I have a file with unicode symbols (russian text).
When I fix some typo I use git diff --color-words=.
to see the changes I\'ve done.
In case of unicode
For me best solution to this is setting export LESSCHARSET=utf-8
.
In this case both git log -p
and git diff
shows unicode without problems.
The solution for me was to use git difftool.
I wrote this tool https://github.com/chestozo/dmp based on https://code.google.com/p/google-diff-match-patch/.
Sometimes it also gives better diff comparing to git diff --color-words=.
:)
I have seen a lot of reports xterm is not really able to print Unicode characters in some cases.
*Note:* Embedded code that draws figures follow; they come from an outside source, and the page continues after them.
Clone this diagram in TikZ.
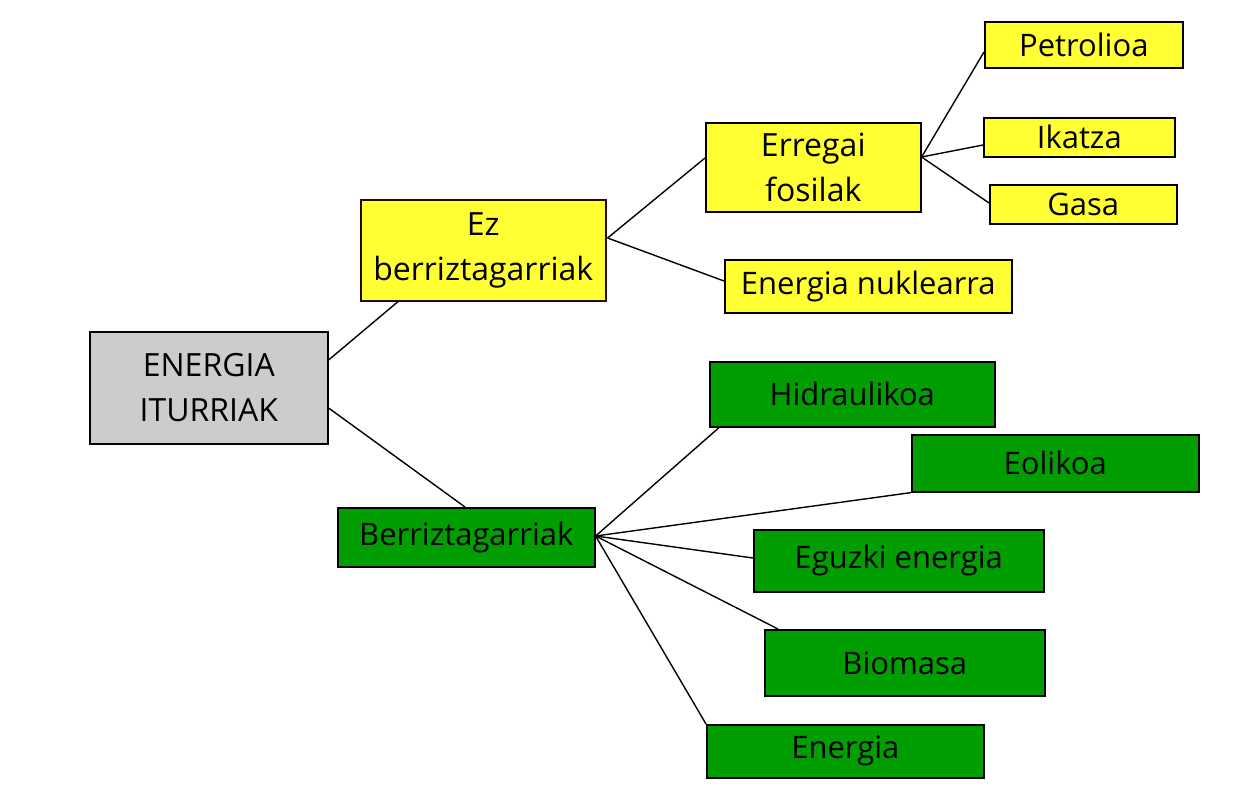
\documentclass[tikz,border=0pt]{standalone}
\usepackage{fontspec}
\setmainfont{Open Sans}
\usetikzlibrary{calc}
\definecolor{boxgray}{RGB}{204,204,204}
\definecolor{boxyellow}{RGB}{255,255,51}
\definecolor{boxgreen}{RGB}{0,158,0}
\definecolor{darkedge}{RGB}{40,10,0}
\tikzset{
  box/.style={draw=black, line width=1.6pt, anchor=north west, inner sep=0pt, align=center},
  graybox/.style={box, fill=boxgray},
  yelbox/.style={box, fill=boxyellow},
  grnbox/.style={box, fill=boxgreen},
  link/.style={draw=black, line width=1.4pt},
  big/.style={font=\fontsize{32}{45}\selectfont},
  mid/.style={font=\fontsize{31}{38}\selectfont}
}
\begin{document}
\begin{tikzpicture}[x=1pt,y=-1pt]
\useasboundingbox (0,0) rectangle (1260,798);
\fill[white] (0,0) rectangle (1260,798);
% nodes
\node[graybox, big, minimum width=238pt, minimum height=112pt] (ei) at (89,331) {ENERGIA\\ITURRIAK};
\node[yelbox, big, draw=darkedge, minimum width=245pt, minimum height=101pt] (ez) at (360,199) {Ez\\berriztagarriak};
\node[yelbox, big, minimum width=215pt, minimum height=89pt] (ef) at (705,122) {Erregai\\fosilak};
\node[yelbox, mid, minimum width=198pt, minimum height=46pt] (pe) at (984,21) {Petrolioa};
\node[yelbox, mid, minimum width=191pt, minimum height=39pt] (ik) at (983,117) {Ikatza};
\node[yelbox, mid, minimum width=187pt, minimum height=39pt] (ga) at (989,184) {Gasa};
\node[yelbox, mid, minimum width=287pt, minimum height=53pt] (nu) at (724,259) {Energia nuklearra};
\node[grnbox, mid, minimum width=257pt, minimum height=59pt] (be) at (337,507) {Berriztagarriak};
\node[grnbox, mid, minimum width=285pt, minimum height=65pt] (hi) at (709,361) {Hidraulikoa};
\node[grnbox, mid, minimum width=287pt, minimum height=57pt] (eo) at (911,434) {Eolikoa};
\node[grnbox, mid, minimum width=290pt, minimum height=62pt] (eg) at (753,529) {Eguzki energia};
\node[grnbox, mid, minimum width=280pt, minimum height=66pt] (bi) at (764,629) {Biomasa};
\node[grnbox, mid, minimum width=277pt, minimum height=53pt] (en) at (706,724) {Energia};
% connector end points
\coordinate (eiA) at ($(ei.north east)+(0,29)$);
\coordinate (eiB) at ($(ei.north east)+(0,77)$);
\coordinate (ezS) at ($(ez.south west)+(38,0)$);
\coordinate (ezE) at ($(ez.north east)+(1,39)$);
\coordinate (efW) at ($(ef.north west)+(0,36)$);
\coordinate (efE) at ($(ef.north east)+(0,35)$);
\coordinate (nuW) at ($(nu.north west)+(0,22)$);
\coordinate (peW) at ($(pe.north west)+(0,31)$);
\coordinate (ikW) at ($(ik.north west)+(0,28)$);
\coordinate (gaW) at ($(ga.north west)+(0,19)$);
\coordinate (beN) at ($(be.north west)+(128,0)$);
\coordinate (beE) at ($(be.north east)+(0,29)$);
\coordinate (hiS) at ($(hi.south west)+(10,0)$);
\coordinate (eoS) at ($(eo.south west)$);
\coordinate (egW) at ($(eg.north west)+(0,29)$);
\coordinate (biN) at ($(bi.north west)+(14,0)$);
\coordinate (enW) at ($(en.north west)$);
% connectors
\draw[link] (eiA) -- (ezS);
\draw[link] (eiB) -- (beN);
\draw[link] (ezE) -- (efW);
\draw[link] (ezE) -- (nuW);
\draw[link] (efE) -- (peW);
\draw[link] (efE) -- (ikW);
\draw[link] (efE) -- (gaW);
\draw[link] (beE) -- (hiS);
\draw[link] (beE) -- (eoS);
\draw[link] (beE) -- (egW);
\draw[link] (beE) -- (biN);
\draw[link] (beE) -- (enW);
\end{tikzpicture}
\end{document}
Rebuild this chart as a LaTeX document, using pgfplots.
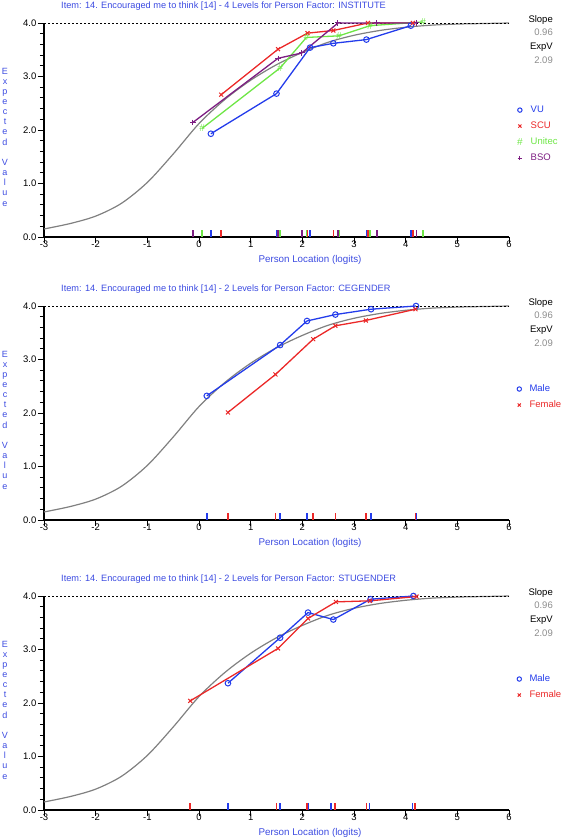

Maybe at least a starting point for a solution.
For me less
— the git pager — was to blame (thanks @kostix). Experiment by disabling the pager altogether:
git --no-pager diff p1 p2
My case was commit messages containing emojis; it's fundamentally the same problem though.
$ git log --oneline
93a1866 <U+1F43C>
$ git --no-pager log --oneline
93a1866
For several platforms setting LANG
to C.UTF-8
(or en_US.UTF-8
, etc.) would work:
$ echo '人' >test1.txt && echo '丁' >test2.txt
$ LANG=C.UTF-8 git diff --no-index --word-diff=plain --word-diff-regex=. -- test1.txt test2.txt
diff --git a/test1.txt b/test2.txt
index 3ef0891..3773917 100644
--- a/test1.txt
+++ b/test2.txt
@@ -1 +1 @@
[-人-]{+丁+}
However, LANG
doesn't seem to be honored on some platforms (such as Git for Windows):
$ echo '人' >test1.txt && echo '丁' >test2.txt
$ LANG=C.UTF-8 git diff --no-index --word-diff=plain --word-diff-regex=. -- test1.txt test2.txt
diff --git a/test1.txt b/test2.txt
index 3ef0891..3773917 100644
--- a/test1.txt
+++ b/test2.txt
@@ -1 +1 @@
<E4>[-<BA><BA>-]{+<B8><81>+}
A workaround on these platforms is to provide raw bytes for UTF-8 chars (e.g. $'[^\x80-\xBF][\x80-\xBF]*'
for '.'
) to git diff:
$ echo '人' >test1.txt && echo '丁' >test2.txt
$ git diff --no-index --word-diff=plain --word-diff-regex=$'[^\x80-\xBF][\x80-\xBF]*' -- test1.txt test2.txt
diff --git a/test1.txt b/test2.txt
index 3ef0891..3773917 100644
--- a/test1.txt
+++ b/test2.txt
@@ -1 +1 @@
[-人-]{+丁+}